= Task to complete =
The records below must be copied in full; omit the images.

= Record set =
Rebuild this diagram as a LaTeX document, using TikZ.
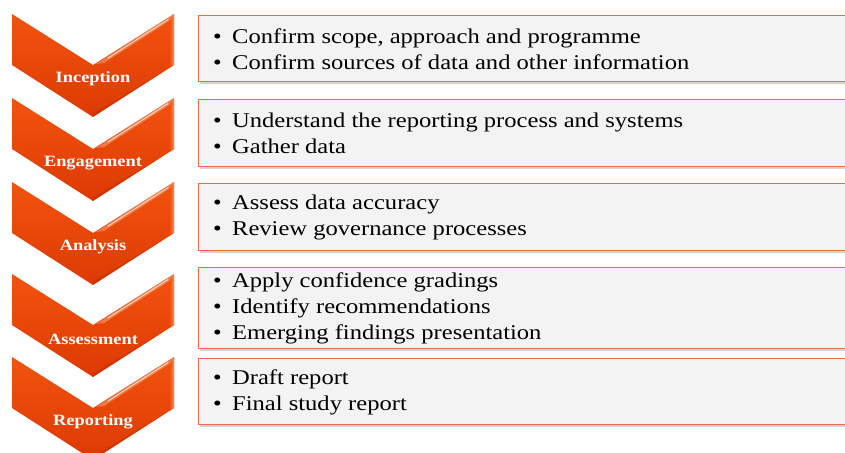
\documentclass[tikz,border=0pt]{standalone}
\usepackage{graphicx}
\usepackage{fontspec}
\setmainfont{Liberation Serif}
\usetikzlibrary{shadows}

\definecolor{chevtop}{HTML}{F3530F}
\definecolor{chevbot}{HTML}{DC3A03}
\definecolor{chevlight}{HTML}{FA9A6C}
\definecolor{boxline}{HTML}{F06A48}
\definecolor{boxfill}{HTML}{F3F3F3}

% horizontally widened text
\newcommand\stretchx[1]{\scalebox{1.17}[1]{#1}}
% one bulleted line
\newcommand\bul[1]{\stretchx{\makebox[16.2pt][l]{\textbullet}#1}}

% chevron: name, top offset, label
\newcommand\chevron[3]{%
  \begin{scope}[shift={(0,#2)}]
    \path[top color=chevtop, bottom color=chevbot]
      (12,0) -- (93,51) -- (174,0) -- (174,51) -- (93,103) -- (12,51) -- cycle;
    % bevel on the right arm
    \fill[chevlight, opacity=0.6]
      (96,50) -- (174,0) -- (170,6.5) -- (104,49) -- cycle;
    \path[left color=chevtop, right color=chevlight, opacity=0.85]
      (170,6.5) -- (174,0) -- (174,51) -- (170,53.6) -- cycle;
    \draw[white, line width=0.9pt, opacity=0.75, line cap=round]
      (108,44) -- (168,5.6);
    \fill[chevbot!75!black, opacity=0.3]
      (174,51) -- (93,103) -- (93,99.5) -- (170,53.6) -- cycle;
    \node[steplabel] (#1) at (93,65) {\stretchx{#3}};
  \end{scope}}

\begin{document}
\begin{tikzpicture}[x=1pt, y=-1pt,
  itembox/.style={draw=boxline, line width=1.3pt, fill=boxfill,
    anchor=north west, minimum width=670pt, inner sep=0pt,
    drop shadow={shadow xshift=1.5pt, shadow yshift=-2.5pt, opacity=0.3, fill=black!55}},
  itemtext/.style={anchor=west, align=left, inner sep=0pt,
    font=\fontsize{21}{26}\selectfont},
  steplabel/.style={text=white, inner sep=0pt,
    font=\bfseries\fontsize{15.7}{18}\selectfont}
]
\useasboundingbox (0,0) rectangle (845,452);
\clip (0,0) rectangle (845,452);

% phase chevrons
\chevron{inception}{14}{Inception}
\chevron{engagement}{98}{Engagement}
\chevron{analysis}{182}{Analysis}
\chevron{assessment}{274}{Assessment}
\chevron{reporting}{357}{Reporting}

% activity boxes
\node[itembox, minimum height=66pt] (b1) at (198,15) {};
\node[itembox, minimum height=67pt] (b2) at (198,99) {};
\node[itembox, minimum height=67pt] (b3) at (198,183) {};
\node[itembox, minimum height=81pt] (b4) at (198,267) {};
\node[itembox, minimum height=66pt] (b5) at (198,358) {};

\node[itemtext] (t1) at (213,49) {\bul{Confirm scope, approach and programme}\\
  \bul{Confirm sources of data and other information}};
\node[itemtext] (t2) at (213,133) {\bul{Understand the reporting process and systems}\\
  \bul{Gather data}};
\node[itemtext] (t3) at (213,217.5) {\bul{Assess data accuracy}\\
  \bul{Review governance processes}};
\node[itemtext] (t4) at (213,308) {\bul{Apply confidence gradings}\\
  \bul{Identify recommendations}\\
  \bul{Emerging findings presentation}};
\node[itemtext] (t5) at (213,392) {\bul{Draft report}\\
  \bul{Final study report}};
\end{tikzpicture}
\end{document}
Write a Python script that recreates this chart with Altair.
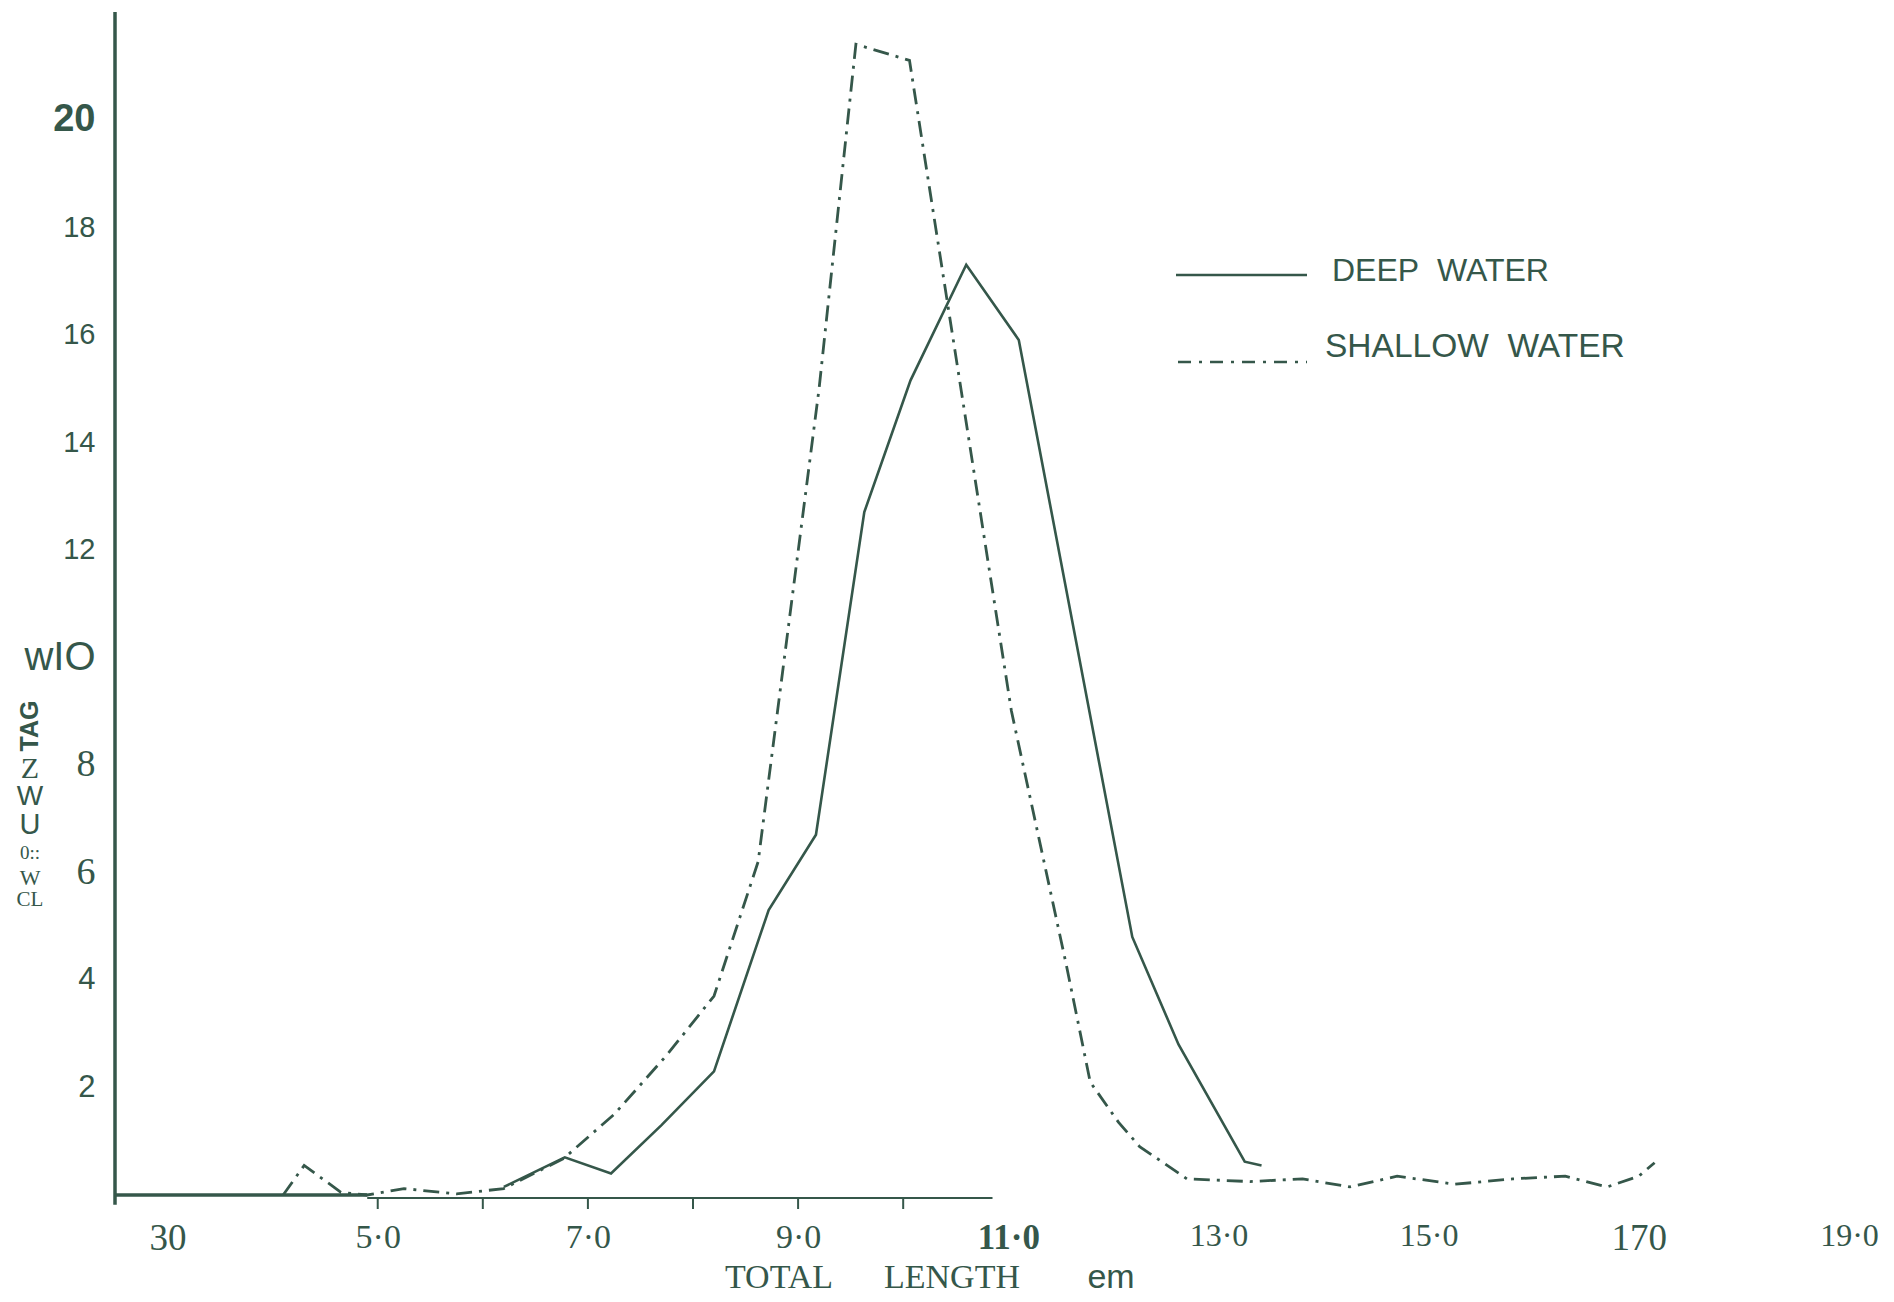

= Output for this task =
Rebuild this diagram as a LaTeX document, using TikZ.
\documentclass[tikz,border=0pt]{standalone}
\usepackage{graphicx}
\usepackage{fontspec}
\setmainfont{Liberation Serif}
\usetikzlibrary{shadows}

\definecolor{chevtop}{HTML}{F3530F}
\definecolor{chevbot}{HTML}{DC3A03}
\definecolor{chevlight}{HTML}{FA9A6C}
\definecolor{boxline}{HTML}{F06A48}
\definecolor{boxfill}{HTML}{F3F3F3}

% horizontally widened text
\newcommand\stretchx[1]{\scalebox{1.17}[1]{#1}}
% one bulleted line
\newcommand\bul[1]{\stretchx{\makebox[16.2pt][l]{\textbullet}#1}}

% chevron: name, top offset, label
\newcommand\chevron[3]{%
  \begin{scope}[shift={(0,#2)}]
    \path[top color=chevtop, bottom color=chevbot]
      (12,0) -- (93,51) -- (174,0) -- (174,51) -- (93,103) -- (12,51) -- cycle;
    % bevel on the right arm
    \fill[chevlight, opacity=0.6]
      (96,50) -- (174,0) -- (170,6.5) -- (104,49) -- cycle;
    \path[left color=chevtop, right color=chevlight, opacity=0.85]
      (170,6.5) -- (174,0) -- (174,51) -- (170,53.6) -- cycle;
    \draw[white, line width=0.9pt, opacity=0.75, line cap=round]
      (108,44) -- (168,5.6);
    \fill[chevbot!75!black, opacity=0.3]
      (174,51) -- (93,103) -- (93,99.5) -- (170,53.6) -- cycle;
    \node[steplabel] (#1) at (93,65) {\stretchx{#3}};
  \end{scope}}

\begin{document}
\begin{tikzpicture}[x=1pt, y=-1pt,
  itembox/.style={draw=boxline, line width=1.3pt, fill=boxfill,
    anchor=north west, minimum width=670pt, inner sep=0pt,
    drop shadow={shadow xshift=1.5pt, shadow yshift=-2.5pt, opacity=0.3, fill=black!55}},
  itemtext/.style={anchor=west, align=left, inner sep=0pt,
    font=\fontsize{21}{26}\selectfont},
  steplabel/.style={text=white, inner sep=0pt,
    font=\bfseries\fontsize{15.7}{18}\selectfont}
]
\useasboundingbox (0,0) rectangle (845,452);
\clip (0,0) rectangle (845,452);

% phase chevrons
\chevron{inception}{14}{Inception}
\chevron{engagement}{98}{Engagement}
\chevron{analysis}{182}{Analysis}
\chevron{assessment}{274}{Assessment}
\chevron{reporting}{357}{Reporting}

% activity boxes
\node[itembox, minimum height=66pt] (b1) at (198,15) {};
\node[itembox, minimum height=67pt] (b2) at (198,99) {};
\node[itembox, minimum height=67pt] (b3) at (198,183) {};
\node[itembox, minimum height=81pt] (b4) at (198,267) {};
\node[itembox, minimum height=66pt] (b5) at (198,358) {};

\node[itemtext] (t1) at (213,49) {\bul{Confirm scope, approach and programme}\\
  \bul{Confirm sources of data and other information}};
\node[itemtext] (t2) at (213,133) {\bul{Understand the reporting process and systems}\\
  \bul{Gather data}};
\node[itemtext] (t3) at (213,217.5) {\bul{Assess data accuracy}\\
  \bul{Review governance processes}};
\node[itemtext] (t4) at (213,308) {\bul{Apply confidence gradings}\\
  \bul{Identify recommendations}\\
  \bul{Emerging findings presentation}};
\node[itemtext] (t5) at (213,392) {\bul{Draft report}\\
  \bul{Final study report}};
\end{tikzpicture}
\end{document}
Write a Python script that recreates this chart with Altair.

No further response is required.